>>
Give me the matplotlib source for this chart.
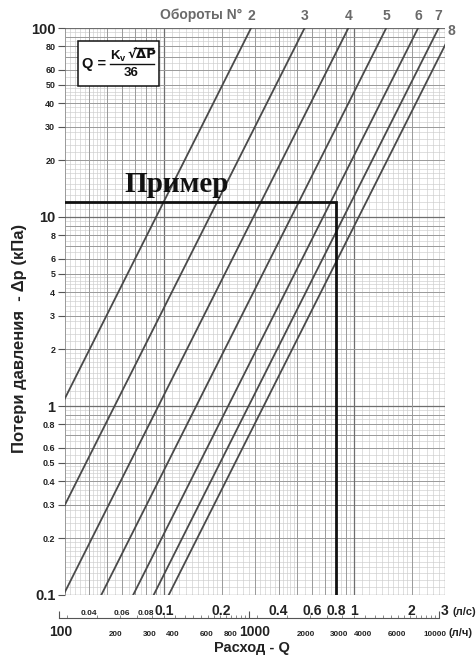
import numpy as np
import matplotlib
matplotlib.use('Agg')
import matplotlib.pyplot as plt
from matplotlib.patches import Rectangle
from matplotlib.lines import Line2D
from matplotlib.transforms import blended_transform_factory

plt.rcParams['font.family'] = ['Liberation Sans', 'DejaVu Sans']
plt.rcParams['font.weight'] = 'bold'
plt.rcParams['mathtext.fontset'] = 'custom'
plt.rcParams['mathtext.rm'] = 'Liberation Sans:bold'
plt.rcParams['mathtext.bf'] = 'Liberation Sans:bold'
plt.rcParams['mathtext.it'] = 'Liberation Sans:bold'

# Kv каждой кривой (по графику) и номер оборотов
kv_values = [1.03, 1.97, 3.35, 5.3, 7.8, 10.0, 12.0]
turn_labels = ['2', '3', '4', '5', '6', '7', '8']

# пример
example_q = 0.8
example_dp = 12

# оси
q_min, q_max = 0.03, 3
dp_min, dp_max = 0.1, 100

q_ticks = [0.04, 0.06, 0.08, 0.1, 0.2, 0.4, 0.6, 0.8, 1, 2, 3]
q_labels = ['0.04', '0.06', '0.08', '0.1', '0.2', '0.4', '0.6', '0.8', '1', '2', '3']
q_big = [False, False, False, True, True, True, True, True, True, True, True]

lh_ticks = [100, 200, 300, 400, 600, 800, 1000, 2000, 3000, 4000, 6000, 10000]
lh_labels = ['100', '200', '300', '400', '600', '800', '1000', '2000', '3000', '4000', '6000', '10000']
lh_big = [True, False, False, False, False, False, True, False, False, False, False, False]
lh_shift = [1.03, 1, 1, 1, 1, 1, 1.075, 1, 1, 1, 1, 0.96]

dp_ticks = [0.1, 0.2, 0.3, 0.4, 0.5, 0.6, 0.8, 1, 2, 3, 4, 5, 6, 8,
            10, 20, 30, 40, 50, 60, 80, 100]
dp_labels = ['0.1', '0.2', '0.3', '0.4', '0.5', '0.6', '0.8', '1', '2', '3', '4', '5', '6', '8',
             '10', '20', '30', '40', '50', '60', '80', '100']

fig = plt.figure(figsize=(4.76, 6.58), dpi=100)
W, H = 476, 658
ax = fig.add_axes([65 / W, 63 / H, 380 / W, 567 / H])
ax.set_xscale('log')
ax.set_yscale('log')
ax.set_xlim(q_min, q_max)
ax.set_ylim(dp_min, dp_max)


# сетка логарифмической бумаги
def fine_values(lo, hi):
    vals = []
    for dec in range(-3, 3):
        base = 10.0 ** dec
        for start, stop, step in [(1, 2, 0.1), (2, 5, 0.2), (5, 10, 0.5)]:
            for m in np.arange(start, stop, step):
                v = m * base
                if lo <= v <= hi:
                    vals.append(v)
    return vals


for v in fine_values(q_min, q_max):
    ax.axvline(v, color='#cdcdcd', lw=0.45, zorder=0)
for v in fine_values(dp_min, dp_max):
    ax.axhline(v, color='#cdcdcd', lw=0.45, zorder=0)
for dec in range(-3, 3):
    for m in range(1, 10):
        v = m * 10.0 ** dec
        c, w = ('#6e6e6e', 0.9) if m == 1 else ('#9a9a9a', 0.7)
        if q_min <= v <= q_max:
            ax.axvline(v, color=c, lw=w, zorder=0.5)
        if dp_min <= v <= dp_max:
            ax.axhline(v, color=c, lw=w, zorder=0.5)

for s in ax.spines.values():
    s.set_visible(False)
ax.axvline(q_max, color='#6e6e6e', lw=0.9, zorder=0.5)

# кривые
for kv in kv_values:
    q_ends = [kv * np.sqrt(dp_min) / 36, kv * np.sqrt(dp_max) / 36]
    ax.plot(q_ends, [dp_min, dp_max], color='#4a4a4a', lw=1.3, zorder=3)

# пример
ax.plot([q_min, example_q, example_q], [example_dp, example_dp, dp_min],
        color='#111111', lw=2.0, zorder=4, solid_joinstyle='miter')
ax.text(0.116, 13.6, 'Пример', family=['Liberation Serif', 'DejaVu Serif'],
        fontsize=21, fontweight='bold', ha='center', va='baseline', color='#111111', zorder=5)

# ось Y
ax.set_yticks(dp_ticks)
ax.set_yticklabels(dp_labels)
ax.yaxis.set_minor_locator(matplotlib.ticker.NullLocator())
ax.tick_params(axis='y', length=5, width=0.8, color='#555555', pad=2)
for lab, txt in zip(ax.get_yticklabels(), dp_labels):
    lab.set_fontsize(10.5 if txt in ('0.1', '1', '10', '100') else 6.5)
    lab.set_fontweight('bold')
    lab.set_color('#222222')

# ось X (л/с)
ax.set_xticks([])
ax.xaxis.set_minor_locator(matplotlib.ticker.NullLocator())
bt = blended_transform_factory(ax.transData, ax.transAxes)
for v, txt, big in zip(q_ticks, q_labels, q_big):
    ax.text(v, -0.036, txt, transform=bt, ha='center', va='baseline',
            fontsize=10 if big else 6, fontweight='bold', color='#222222', clip_on=False)
ax.text(3.3, -0.036, '(л/с)', transform=bt, ha='left', va='baseline',
        fontsize=8, fontweight='bold', color='#222222', clip_on=False)

# ось X (л/ч)
lf = np.log10(q_min)
span = np.log10(q_max) - lf
x0 = 65 / W + 380 / W * (np.log10(lh_ticks[0] / 3600) - lf) / span
x1 = 65 / W + 380 / W * (np.log10(lh_ticks[-1] / 3600) - lf) / span
lh_ax = fig.add_axes([x0, 1 - (595 + 23) / H, x1 - x0, 0.0001])
lh_ax.set_xscale('log')
lh_ax.set_xlim(lh_ticks[0], lh_ticks[-1])
lh_ax.set_yticks([])
for k in ('top', 'left', 'right'):
    lh_ax.spines[k].set_visible(False)
lh_ax.spines['bottom'].set_color('#555555')
lh_ax.spines['bottom'].set_linewidth(0.8)
lh_ax.patch.set_alpha(0)
lh_ax.set_xticks([100, 1000, 10000])
lh_ax.set_xticklabels([])
lh_ax.xaxis.set_minor_locator(matplotlib.ticker.LogLocator(base=10, subs=np.arange(1.1, 10, 0.5)))
lh_ax.xaxis.set_minor_formatter(matplotlib.ticker.NullFormatter())
lh_ax.tick_params(axis='x', which='major', direction='in', length=5, width=0.8, color='#555555')
lh_ax.tick_params(axis='x', which='minor', direction='in', length=2.5, width=0.6, color='#777777')
for v, txt, big, sh in zip(lh_ticks, lh_labels, lh_big, lh_shift):
    ax.text(v * sh / 3600, -0.073, txt, transform=bt, ha='center', va='baseline',
            fontsize=10 if big else 5.8, fontweight='bold', color='#222222', clip_on=False)
ax.text(11300 / 3600, -0.073, '(л/ч)', transform=bt, ha='left', va='baseline',
        fontsize=8, fontweight='bold', color='#222222', clip_on=False)

# подписи осей
fig.text(252 / W, 1 - 648 / H, 'Расход - Q', ha='center', va='center',
         fontsize=10.5, fontweight='bold', color='#222222')
fig.text(20 / W, 1 - 338 / H, 'Потери давления  - Δp (кПа)', ha='center', va='center',
         rotation=90, fontsize=12, fontweight='bold', color='#222222')

# номера оборотов
for kv, txt in zip(kv_values, turn_labels):
    q_top = kv * np.sqrt(dp_max) / 36
    if q_top <= q_max:
        ax.text(q_top, 1.022, txt, transform=bt, ha='center', va='center',
                fontsize=10, color='#6a6a6a', clip_on=False)
    else:
        ax.text(1.006, 0.995, txt, transform=ax.transAxes, ha='left', va='center',
                fontsize=10, color='#6a6a6a', clip_on=False)
fig.text(242 / W, 1 - 15 / H, 'Обороты N°', ha='right', va='center',
         fontsize=10, fontweight='bold', color='#6a6a6a')

# формула
ax.add_patch(Rectangle((0.034, 0.898), 0.213, 0.079, transform=ax.transAxes,
                       facecolor='white', edgecolor='#111111', lw=1.1, zorder=6))
fig.text(94 / W, 1 - 64 / H, 'Q =', ha='center', va='center', fontsize=10.5,
         fontweight='bold', color='#111111', zorder=7)
fig.text(110 / W, 1 - 56 / H, r'$\mathbf{K_v}$', ha='left', va='center',
         fontsize=9.5, color='#111111', zorder=7)
fig.text(127 / W, 1 - 55 / H, '√ΔP', ha='left', va='center',
         fontsize=9.5, fontweight='bold', color='#111111', zorder=7,
         family=['DejaVu Sans'])
fig.add_artist(Line2D([134 / W, 153 / W], [1 - 47.5 / H, 1 - 47.5 / H], transform=fig.transFigure,
                      color='#111111', lw=1.0, zorder=7))
fig.add_artist(Line2D([110 / W, 154 / W], [1 - 64 / H, 1 - 64 / H], transform=fig.transFigure,
                      color='#111111', lw=1.0, zorder=7))
fig.text(131 / W, 1 - 73 / H, '36', ha='center', va='center', fontsize=9.5,
         fontweight='bold', color='#111111', zorder=7)

fig.savefig('out.png', dpi=100)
<<
**Short problem**
Print the data above verbatim from the first line through the line holding "True, True, True]", leaving every picture out.

**Output of the exercise**
Give me the matplotlib source for this chart.
import numpy as np
import matplotlib
matplotlib.use('Agg')
import matplotlib.pyplot as plt
from matplotlib.patches import Rectangle
from matplotlib.lines import Line2D
from matplotlib.transforms import blended_transform_factory

plt.rcParams['font.family'] = ['Liberation Sans', 'DejaVu Sans']
plt.rcParams['font.weight'] = 'bold'
plt.rcParams['mathtext.fontset'] = 'custom'
plt.rcParams['mathtext.rm'] = 'Liberation Sans:bold'
plt.rcParams['mathtext.bf'] = 'Liberation Sans:bold'
plt.rcParams['mathtext.it'] = 'Liberation Sans:bold'

# Kv каждой кривой (по графику) и номер оборотов
kv_values = [1.03, 1.97, 3.35, 5.3, 7.8, 10.0, 12.0]
turn_labels = ['2', '3', '4', '5', '6', '7', '8']

# пример
example_q = 0.8
example_dp = 12

# оси
q_min, q_max = 0.03, 3
dp_min, dp_max = 0.1, 100

q_ticks = [0.04, 0.06, 0.08, 0.1, 0.2, 0.4, 0.6, 0.8, 1, 2, 3]
q_labels = ['0.04', '0.06', '0.08', '0.1', '0.2', '0.4', '0.6', '0.8', '1', '2', '3']
q_big = [False, False, False, True, True, True, True, True, True, True, True]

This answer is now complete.